# [Exercise instructions]
Print the listing in its entirety and exactly, leaving out images.

+ + +

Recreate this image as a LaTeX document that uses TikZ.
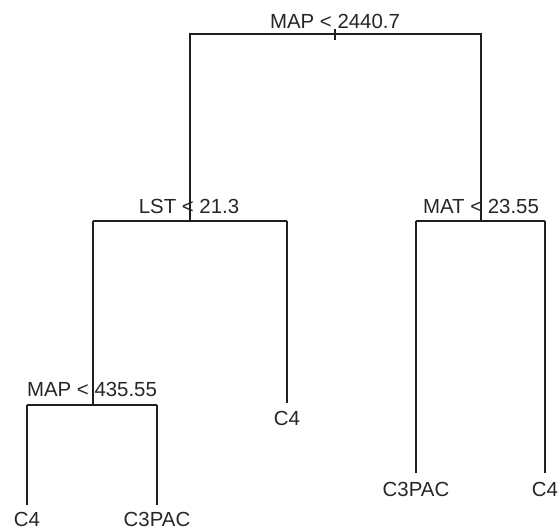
\documentclass[tikz,border=0pt]{standalone}
\usepackage{fontspec}
\setmainfont{Liberation Sans}
\begin{document}
\begin{tikzpicture}[x=1pt,y=-1pt,
  edge/.style={draw=black!88, line width=1.4pt, line cap=butt},
  lab/.style={inner sep=0pt, anchor=base, text=black!85, font=\fontsize{20.4}{24}\selectfont}]
\useasboundingbox (0,0) rectangle (560,530);
% split points
\coordinate (r) at (335,34);
\coordinate (rL) at (190,34);
\coordinate (rR) at (481,34);
\coordinate (tA) at (335,29);
\coordinate (tB) at (335,40);
\coordinate (l) at (190,221);
\coordinate (lL) at (93,221);
\coordinate (lR) at (287,221);
\coordinate (m) at (481,221);
\coordinate (mL) at (416,221);
\coordinate (mR) at (545,221);
\coordinate (p) at (93,405);
\coordinate (pL) at (27,405);
\coordinate (pR) at (157,405);
% leaf ends
\coordinate (e1) at (27,505);
\coordinate (e2) at (157,505);
\coordinate (e3) at (287,403);
\coordinate (e4) at (416,473);
\coordinate (e5) at (545,473);
% labels
\node[lab] (n0) at (335,28) {MAP < 2440.7};
\node[lab] (n1) at (189,213) {LST < 21.3};
\node[lab] (n2) at (481,213) {MAT < 23.55};
\node[lab] (n3) at (92,396) {MAP < 435.55};
\node[lab] (f1) at (27,526) {C4};
\node[lab] (f2) at (157,526) {C3PAC};
\node[lab] (f3) at (287,425) {C4};
\node[lab] (f4) at (416,496) {C3PAC};
\node[lab] (f5) at (545,496) {C4};
% edges
\draw[edge] (tA) -- (tB);
\draw[edge] (l) -- (rL) -- (rR) -- (m);
\draw[edge] (lL) -- (lR);
\draw[edge] (mL) -- (mR);
\draw[edge] (p) -- (lL);
\draw[edge] (lR) -- (e3);
\draw[edge] (pL) -- (pR);
\draw[edge] (pL) -- (e1);
\draw[edge] (pR) -- (e2);
\draw[edge] (mL) -- (e4);
\draw[edge] (mR) -- (e5);
\end{tikzpicture}
\end{document}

+ + +

# [Exercise output]
Recreate this image as a LaTeX document that uses TikZ.
\documentclass[tikz,border=0pt]{standalone}
\usepackage{fontspec}
\setmainfont{Liberation Sans}
\begin{document}
\begin{tikzpicture}[x=1pt,y=-1pt,
  edge/.style={draw=black!88, line width=1.4pt, line cap=butt},
  lab/.style={inner sep=0pt, anchor=base, text=black!85, font=\fontsize{20.4}{24}\selectfont}]
\useasboundingbox (0,0) rectangle (560,530);
% split points
\coordinate (r) at (335,34);
\coordinate (rL) at (190,34);
\coordinate (rR) at (481,34);
\coordinate (tA) at (335,29);
\coordinate (tB) at (335,40);
\coordinate (l) at (190,221);
\coordinate (lL) at (93,221);
\coordinate (lR) at (287,221);
\coordinate (m) at (481,221);
\coordinate (mL) at (416,221);
\coordinate (mR) at (545,221);
\coordinate (p) at (93,405);
\coordinate (pL) at (27,405);
\coordinate (pR) at (157,405);
% leaf ends
\coordinate (e1) at (27,505);
\coordinate (e2) at (157,505);
\coordinate (e3) at (287,403);
\coordinate (e4) at (416,473);
\coordinate (e5) at (545,473);
% labels
\node[lab] (n0) at (335,28) {MAP < 2440.7};
\node[lab] (n1) at (189,213) {LST < 21.3};
\node[lab] (n2) at (481,213) {MAT < 23.55};
\node[lab] (n3) at (92,396) {MAP < 435.55};
\node[lab] (f1) at (27,526) {C4};
\node[lab] (f2) at (157,526) {C3PAC};
\node[lab] (f3) at (287,425) {C4};
\node[lab] (f4) at (416,496) {C3PAC};
\node[lab] (f5) at (545,496) {C4};
% edges
\draw[edge] (tA) -- (tB);
\draw[edge] (l) -- (rL) -- (rR) -- (m);
\draw[edge] (lL) -- (lR);
\draw[edge] (mL) -- (mR);
\draw[edge] (p) -- (lL);
\draw[edge] (lR) -- (e3);
\draw[edge] (pL) -- (pR);
\draw[edge] (pL) -- (e1);
\draw[edge] (pR) -- (e2);
\draw[edge] (mL) -- (e4);
\draw[edge] (mR) -- (e5);
\end{tikzpicture}
\end{document}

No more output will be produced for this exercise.